Retiring after 37 years of service

David Addison has retired from the Shire of Collie after working there for 37 years. Photo: Breeanna Tirant
David Addison has retired from the Shire of Collie after working there for 37 years. Photo: Breeanna Tirant

The Shire of Collie have said goodbye to a loyal employee after David Addison retired from his job of 37 years.

Mr Addison decided to retire to give more time to his hobbies and interests and said it would be most ideal for his health. 

“The last couple of years I’ve had a few minor injuries and they’ve taken a long time to get heal. I’ve got a lot of interests and I didn’t really have time for them while I was working,” Mr Addison said. 

He said his interests include bonsai trees, fishing, gardening, heading to Peaceful Bay or visiting his niece in Darwin and having a bet. 

“I’ll be doing the things I enjoy like my bonsai's, fishing and having a bet, going to Peaceful Bay without having a scheduled return time to get back to work,” he said. 

“I’ll be able to drive down there and be able to go home when I feel like it.”

Shire of Collie chief executive officer David Blurton farewelled Mr Addison and said he had been a great employee and would be missed. 

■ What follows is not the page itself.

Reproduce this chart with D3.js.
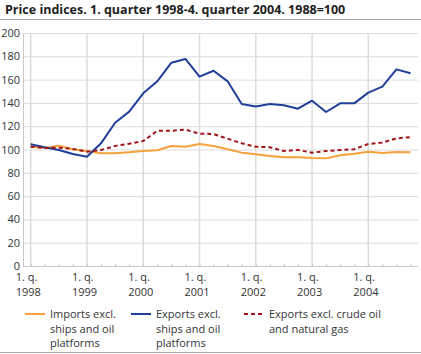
<!DOCTYPE html>
<html>
<head>
<meta charset="utf-8">
<script src="https://cdn.jsdelivr.net/npm/d3@7"></script>
<style>
  body { margin: 0; background: #fff; }
  svg { font-family: "Open Sans", "DejaVu Sans", sans-serif; }
</style>
</head>
<body>
<svg id="chart" width="421" height="354"></svg>
<script>
// Quarters 1998Q1 .. 2004Q4
const quarters = d3.range(28);
const yearLabels = ["1998", "1999", "2000", "2001", "2002", "2003", "2004"];
const yTicks = [0, 20, 40, 60, 80, 100, 120, 140, 160, 180, 200];

const imports = [102.4, 101.3, 103.3, 100.2, 98.7, 96.7, 96.7, 97.6, 98.7, 99.3, 103, 102.4, 104.7, 103,
                 100.2, 97.3, 95.9, 94.4, 93.3, 93.3, 92.7, 92.4, 95, 96.4, 98.1, 97, 97.9, 97.6];
const exportsShips = [104.5, 101.9, 99.6, 96.1, 93.8, 105.3, 123, 132.5, 148.2, 158.5, 174.5, 177.7, 162.5, 167.6,
                      158.5, 139, 137, 139, 137.9, 135, 141.9, 132.2, 139.6, 139.6, 148.8, 154, 168.8, 165.4];
const exportsOil = [102.4, 101.3, 101.6, 100.5, 98.1, 99.6, 103, 105, 107.3, 116.1, 116.1, 117, 113.6, 113.3,
                    109.3, 105.3, 102.4, 101.9, 98.7, 99.6, 97.3, 98.7, 99.6, 100.2, 104.7, 105.9, 109.6, 110.5];

const series = [
  { name: ["Imports excl.", "ships and oil", "platforms"], values: imports, color: "#f7a03c", dash: null },
  { name: ["Exports excl.", "ships and oil", "platforms"], values: exportsShips, color: "#1f3f99", dash: null },
  { name: ["Exports excl. crude oil", "and natural gas"], values: exportsOil, color: "#a0151a", dash: "4,3" }
];

const svg = d3.select("#chart");
const plotLeft = 23, plotRight = 418, plotTop = 33, plotBottom = 266;

const x = d3.scaleLinear().domain([0, 27]).range([30.7, 410.5]);
const y = d3.scaleLinear().domain([0, 200]).range([plotBottom, plotTop]);

// Title
svg.append("text")
  .attr("x", 5).attr("y", 14)
  .attr("font-size", 12.5).attr("font-weight", "bold").attr("fill", "#222")
  .text("Price indices. 1. quarter 1998-4. quarter 2004. 1988=100");
svg.append("line").attr("x1", 0).attr("x2", 421).attr("y1", 19.5).attr("y2", 19.5)
  .attr("stroke", "#aaa").attr("stroke-width", 1);

// Horizontal grid
svg.append("g").selectAll("line").data(yTicks.filter(d => d > 0)).join("line")
  .attr("x1", plotLeft).attr("x2", plotRight)
  .attr("y1", d => y(d) + 0.5).attr("y2", d => y(d) + 0.5)
  .attr("stroke", "#dcdcdc");

// Vertical year grid
svg.append("g").selectAll("line").data(yearLabels).join("line")
  .attr("x1", (d, i) => x(i * 4)).attr("x2", (d, i) => x(i * 4))
  .attr("y1", plotTop).attr("y2", plotBottom)
  .attr("stroke", "#dcdcdc").attr("stroke-width", 1.5);

// Axes
const yAxis = d3.axisLeft(y).tickValues(yTicks).tickSize(0).tickPadding(3);
const gy = svg.append("g").attr("transform", `translate(${plotLeft},0)`).call(yAxis);
gy.select(".domain").attr("stroke", "#c8c8c8");
gy.selectAll("text").attr("font-size", 11).attr("fill", "#333").attr("font-family", "'Open Sans', sans-serif");

const xAxis = d3.axisBottom(x).tickValues(quarters).tickSize(-3).tickFormat("");
const gx = svg.append("g").attr("transform", `translate(0,${plotBottom + 0.5})`).call(xAxis);
gx.select(".domain").remove();
gx.selectAll(".tick line").attr("stroke", "#c8c8c8");
gx.append("line").attr("x1", plotLeft).attr("x2", plotRight).attr("stroke", "#c8c8c8");

const xl = svg.append("g").selectAll("text").data(yearLabels).join("text")
  .attr("font-size", 11).attr("fill", "#333");
xl.append("tspan").attr("x", (d, i) => x(i * 4) - 15).attr("y", 281).text("1. q.");
xl.append("tspan").attr("x", (d, i) => x(i * 4) - 15).attr("y", 295.5).text(d => d);

// Lines
const line = d3.line().x((d, i) => x(i)).y(d => y(d));
svg.append("g").selectAll("path").data(series).join("path")
  .attr("d", d => line(d.values))
  .attr("fill", "none")
  .attr("stroke", d => d.color)
  .attr("stroke-width", 2)
  .attr("stroke-dasharray", d => d.dash)
  .attr("stroke-linejoin", "round");

// Legend
const legendX = [25, 131, 244];
const lg = svg.append("g").selectAll("g").data(series).join("g")
  .attr("transform", (d, i) => `translate(${legendX[i]},0)`);
lg.append("line").attr("x1", 0).attr("x2", 20).attr("y1", 314).attr("y2", 314)
  .attr("stroke", d => d.color).attr("stroke-width", 2)
  .attr("stroke-dasharray", d => d.dash);
lg.append("text").attr("font-size", 11).attr("fill", "#333")
  .selectAll("tspan").data(d => d.name).join("tspan")
  .attr("x", 25).attr("y", (d, i) => 318 + i * 14.5).text(d => d);

svg.append("line").attr("x1", 0).attr("x2", 421).attr("y1", 352.5).attr("y2", 352.5)
  .attr("stroke", "#aaa");
</script>
</body>
</html>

“We are certainly going to miss him you don’t often get someone that stays in an organisation for 37 years these days, he’s given loyal, honest and good service to the shire in that time and we wish him good luck in retirement and thank him for all his years of service,” said Mr Blurton. 

Sixty-five-year-old Mr Addison was born in Sydney and moved to WA, living in several country towns through the years following his fathers line of work in the police force. 

He was asked 37 years ago to go and work for the Shire of Collie as a gardener and decided he would take the job, slowly the position developed from garden supervisor, to depot clerk and then store-man.

“I had a history of parks and gardens work in Bunbury and they obviously heard about it and came and offered me a job,” he said.

“Then it was a gardener on a trial basis and I took that on for about six years.” 

He said his first role was much more challenging then it was today and his position changed considerably over the years with technology.

“Back in those days it was a difficult job because it incorporated manually counting instead of having it all computerised,” he said. 

Mr Addison said over the period of his job he met many people and developed some great friendships. 

“Two of my best friends I met through work and a lot of people I still see,” Mr Addison said.